Smooth and silent witnesses of time:
Image: Vitorio Benedetti
Chapada dos Veadeiros, declared a UNESCO World Heritage Site in 2001, is famous for its breathtaking landscape, flora and fauna, so much so that the strange beauty of Vale da Lua is often just mentioned as an aside. But the peculiar, moon-like valley is worth a visit just by itself and its visitors are awed by the smooth, grey rocks that have been washed out by the crystal clear waters of the San Miguel River over the ages.
These are clearly moon rocks, or are they?
Image: Vitorio Benedetti
The friction of sand carried in the water has dug small craters into the rocks, especially where the rapids are strongest. Vale da Lua is a work in progress and will change further due to the constant shaping of the water. The heavy and sudden downpours during the rainy season make sure that the river never runs dry and that visitors stay at bay.

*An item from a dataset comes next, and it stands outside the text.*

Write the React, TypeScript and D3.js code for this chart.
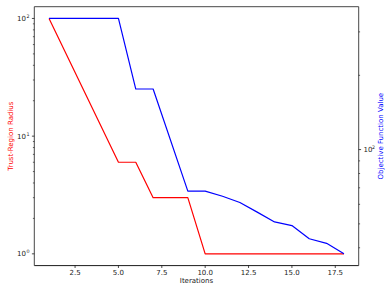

The steady stream that carves the stone:
Image: Nilton Aguillar deCosta
The Chapada dos Veadeiros National Park in the state of Goias, a few kilometers from the town of Sao Jorge, today occupies an area of 65,515 ha (655 sq km) – only about one tenth of what it was when created as National Park Tocantins with an area of 650,000 ha on January 11, 1961 by then-President Juscelino Kubitscheck.
Climbing among ancient rocks:
Image: Ana Cotta
The high-altitude Cerrado or open pasture sports elevations of between 600 and 1650 meters and is Central Brazil’s highest plain. The park’s highest point is Serra da Santana at 1691 meters above sea level. As one of Brazil’s areas of greatest biodiversity, the rich fauna includes many endangered species like the pampas deer, the maned wolf, the ema, anteater, giant armadillo and many others. Many of the local plant varieties – 25 types of orchids, for example – are unique to the area.

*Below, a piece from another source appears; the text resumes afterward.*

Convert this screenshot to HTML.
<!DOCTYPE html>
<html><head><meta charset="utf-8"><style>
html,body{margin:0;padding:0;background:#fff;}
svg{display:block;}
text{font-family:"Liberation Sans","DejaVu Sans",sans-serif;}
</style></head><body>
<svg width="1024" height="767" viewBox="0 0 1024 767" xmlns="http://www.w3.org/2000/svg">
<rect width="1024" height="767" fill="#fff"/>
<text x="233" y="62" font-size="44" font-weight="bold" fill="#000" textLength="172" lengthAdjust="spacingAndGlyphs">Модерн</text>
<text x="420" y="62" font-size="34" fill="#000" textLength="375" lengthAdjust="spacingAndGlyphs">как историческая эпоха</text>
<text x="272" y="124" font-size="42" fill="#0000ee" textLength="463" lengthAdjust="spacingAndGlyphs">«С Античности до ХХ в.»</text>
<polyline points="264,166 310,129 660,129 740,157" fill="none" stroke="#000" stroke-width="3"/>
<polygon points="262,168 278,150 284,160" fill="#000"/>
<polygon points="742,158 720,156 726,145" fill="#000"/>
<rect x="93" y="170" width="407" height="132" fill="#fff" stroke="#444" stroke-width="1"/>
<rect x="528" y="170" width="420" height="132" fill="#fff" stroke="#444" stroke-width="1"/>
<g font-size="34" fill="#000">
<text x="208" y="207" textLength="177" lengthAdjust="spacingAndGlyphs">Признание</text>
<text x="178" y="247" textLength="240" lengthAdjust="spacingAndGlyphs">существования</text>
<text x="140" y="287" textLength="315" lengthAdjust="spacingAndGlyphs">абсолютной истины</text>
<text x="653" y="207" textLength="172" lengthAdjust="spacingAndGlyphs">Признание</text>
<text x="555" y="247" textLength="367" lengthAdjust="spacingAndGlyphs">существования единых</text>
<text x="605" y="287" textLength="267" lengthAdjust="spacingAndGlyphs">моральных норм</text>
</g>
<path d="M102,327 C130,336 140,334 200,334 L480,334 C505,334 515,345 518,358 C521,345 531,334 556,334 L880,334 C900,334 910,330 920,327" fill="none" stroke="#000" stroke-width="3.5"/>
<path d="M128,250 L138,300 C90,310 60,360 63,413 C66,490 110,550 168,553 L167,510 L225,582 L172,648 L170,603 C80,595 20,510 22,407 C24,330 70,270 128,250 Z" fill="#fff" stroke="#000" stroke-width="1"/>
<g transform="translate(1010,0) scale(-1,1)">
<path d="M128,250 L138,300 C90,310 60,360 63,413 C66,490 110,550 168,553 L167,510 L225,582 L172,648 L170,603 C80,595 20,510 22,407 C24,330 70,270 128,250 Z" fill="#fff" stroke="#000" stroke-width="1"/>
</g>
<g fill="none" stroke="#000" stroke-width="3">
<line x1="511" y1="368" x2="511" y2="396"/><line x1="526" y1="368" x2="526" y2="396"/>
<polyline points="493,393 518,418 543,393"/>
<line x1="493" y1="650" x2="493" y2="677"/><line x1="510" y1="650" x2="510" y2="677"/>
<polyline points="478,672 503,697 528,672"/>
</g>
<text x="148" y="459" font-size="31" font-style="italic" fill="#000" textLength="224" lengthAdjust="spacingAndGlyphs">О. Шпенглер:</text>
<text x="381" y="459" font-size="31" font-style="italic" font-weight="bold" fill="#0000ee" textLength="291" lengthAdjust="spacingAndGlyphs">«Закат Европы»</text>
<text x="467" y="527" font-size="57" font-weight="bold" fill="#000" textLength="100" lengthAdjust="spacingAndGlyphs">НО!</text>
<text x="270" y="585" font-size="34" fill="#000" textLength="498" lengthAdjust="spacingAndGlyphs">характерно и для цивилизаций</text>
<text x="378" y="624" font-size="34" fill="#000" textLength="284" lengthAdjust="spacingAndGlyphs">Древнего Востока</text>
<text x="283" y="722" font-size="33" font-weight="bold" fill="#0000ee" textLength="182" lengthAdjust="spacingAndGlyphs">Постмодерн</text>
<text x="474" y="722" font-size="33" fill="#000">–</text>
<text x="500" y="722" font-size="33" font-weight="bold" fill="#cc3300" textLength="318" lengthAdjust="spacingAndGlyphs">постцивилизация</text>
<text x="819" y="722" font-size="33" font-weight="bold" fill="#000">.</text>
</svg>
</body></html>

The national park as captured via SPOT satellite:
The park’s mineral rich rocks – quartz with various crystals – were long exploited by miners but, realising the area’s potential as a nature sanctuary, 3% of the park’s area is today used for tourism, the rest for research and preservation. Many therapists and nature lovers swear by the energy and healing power of the area’s rock crystals.
Looks like moon rocks:
Image: Leonardo C. Fleck
Keeping impending climate changes in mind, we couldn’t agree more with UNESCO’s plea to preserve the area as a species’ refuge, just as it has been for millennia:
“The two sites [Chapada dos Veadieros and Emas National Park] contain flora and fauna and key habitats that characterize the Cerrado – one of the world’s oldest and most diverse tropical ecosystems. For millennia, these sites have served as refuge for several species during periods of climate change and will be vital for maintaining the biodiversity of the Cerrado region during future climate fluctuations.”